All the uniform prisms are also now available: .|A| (triangular prism, same as .|3 or .|[3> or .|<3]), .||| (square prism, same as cube, or diamond prism, .|X|), pentagonal prism (.|5|, or .|[5>|, or .|<5]|), hexagonal prism (.|6|, which refers to either .|[6]| or |<6>|), heptagonal prism (.|7|), etc.. Note that where unambiguous, we may dispense with the cumbersome bracketed notation and just write the degree of the polygon.
Polygonal pyramids are also now available: e.g., pentagonal pyramid, .|5A; hexagonal pyramid, .|6A. Polygonal bipyramids are also now available: e.g., heptagonal bipyramid, .|7X.
We can now have the general polygonal crind: e.g., heptagonal crind, .|7O or .|[7>O (to avoid confusion with .|70, a 70-gon).
Besides this, higher dimensional "polygonizations" are also now available: e.g., .||<6>, a cube (cuboid) with two square pyramids adjoined to two opposite ends; .|<5><6> (also written .|5<6>), a pentagonal prism with two adjoined pentagonal pyramids, .||[6], two adjoined square frustums (the shape of the face-first projection of the tetracube into 3D), .|5[6] (two adjoined pentagonal frustums), and so forth.
In 4D, we have things like .|||<6>: a tetracuboid with two adjoined cubical pyramids, .|||[6], two adjoined cubical hyper-frustums, .OOO5: a spherindrical frustum adjoined with a spherical cone, and many other such shapes.

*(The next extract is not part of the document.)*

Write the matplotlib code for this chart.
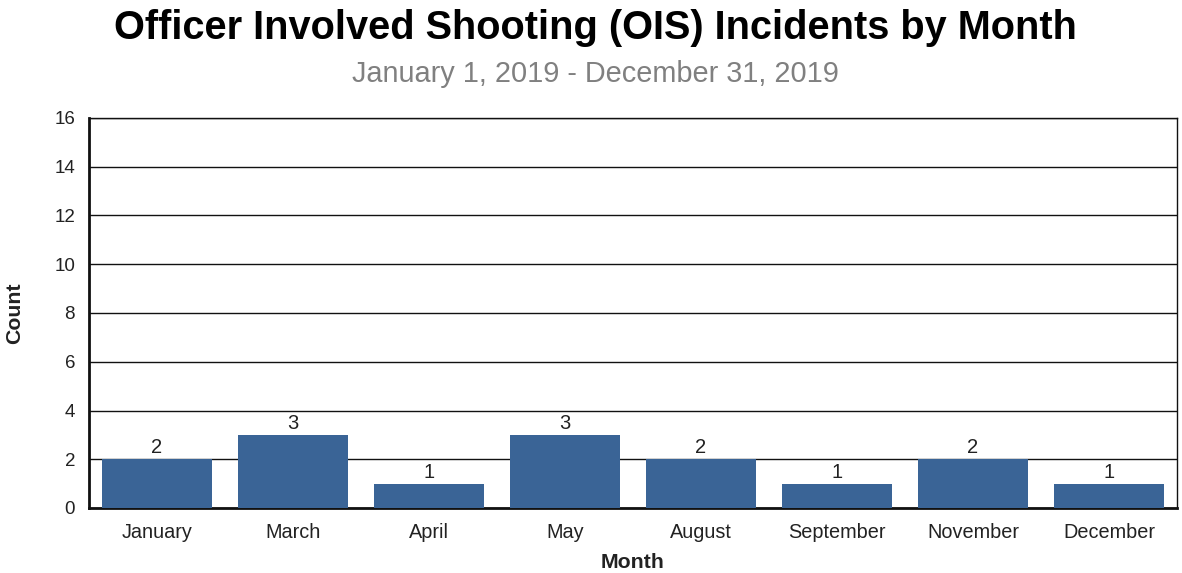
import matplotlib
matplotlib.use("Agg")
import matplotlib.pyplot as plt

months = ["January", "March", "April", "May", "August", "September", "November", "December"]
counts = [2, 3, 1, 3, 2, 1, 2, 1]
yticks = [0, 2, 4, 6, 8, 10, 12, 14, 16]

plt.rcParams['font.family'] = ['Liberation Sans', 'DejaVu Sans']

fig = plt.figure(figsize=(11.82, 5.73), dpi=100)
ax = fig.add_axes([89/1182, 1 - 508/573, (1177-89)/1182, (508-118)/573])

x = list(range(len(months)))
bars = ax.bar(x, counts, width=0.815, color="#3A6496", zorder=3)
for xi, c in zip(x, counts):
    ax.annotate(str(c), (xi, c), xytext=(0, 1.5), textcoords="offset points",
                ha="center", va="bottom", fontsize=14.5, color="#222222", zorder=4)

ax.set_xlim(-0.5, len(months) - 0.5)
ax.set_ylim(0, 16)
ax.set_yticks(yticks)
ax.set_xticks(x)
ax.set_xticklabels(months)
ax.tick_params(axis="y", length=0, labelsize=13.5, colors="#222222", pad=10)
ax.tick_params(axis="x", length=0, labelsize=14.3, colors="#222222", pad=11)
ax.yaxis.grid(True, color="#111111", linewidth=1.0, zorder=0)
ax.set_axisbelow(True)
for s in ["top", "right"]:
    ax.spines[s].set_linewidth(1.0)
    ax.spines[s].set_color("#111111")
for s in ["left", "bottom"]:
    ax.spines[s].set_linewidth(2.0)
    ax.spines[s].set_color("#111111")

ax.set_ylabel("Count", fontsize=15.3, fontweight="bold", color="#222222", labelpad=22)
ax.set_xlabel("Month", fontsize=15.3, fontweight="bold", color="#222222", labelpad=8)

fig.text(595/1182, 1 - 28/573, "Officer Involved Shooting (OIS) Incidents by Month",
         ha="center", va="center", fontsize=28.6, fontweight="bold", color="#000000")
fig.text(595/1182, 1 - 74/573, "January 1, 2019 - December 31, 2019",
         ha="center", va="center", fontsize=20.8, color="#808080")

fig.savefig("out.png", dpi=100)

The corresponding Cartesian products of these shapes are also now available, so all the duoprisms can now be generated, e.g., .|5.|7: the 5,7-duoprism; .|8.|3: the 8,3-duoprism, or .|O.|7: the heptagonal prismic cylinder (heptagon-circle Cartesian product). And what about .|<8>O.|| - the 5D (octagonal crind)-square Cartesian product? And what about (.|<8>O.||)[6], the edge-aligned hexagonalization of this object? (That's a 6D object consisting of two adjoined ((octagonal crind)-square Cartesian product)-al frustums.) The possibilities are endless.
(And we're
still only dealing with objects derived from "tapering", plus the Cartesian products. Still no way to derive the uniform polytopes or icosahedral polytopes.)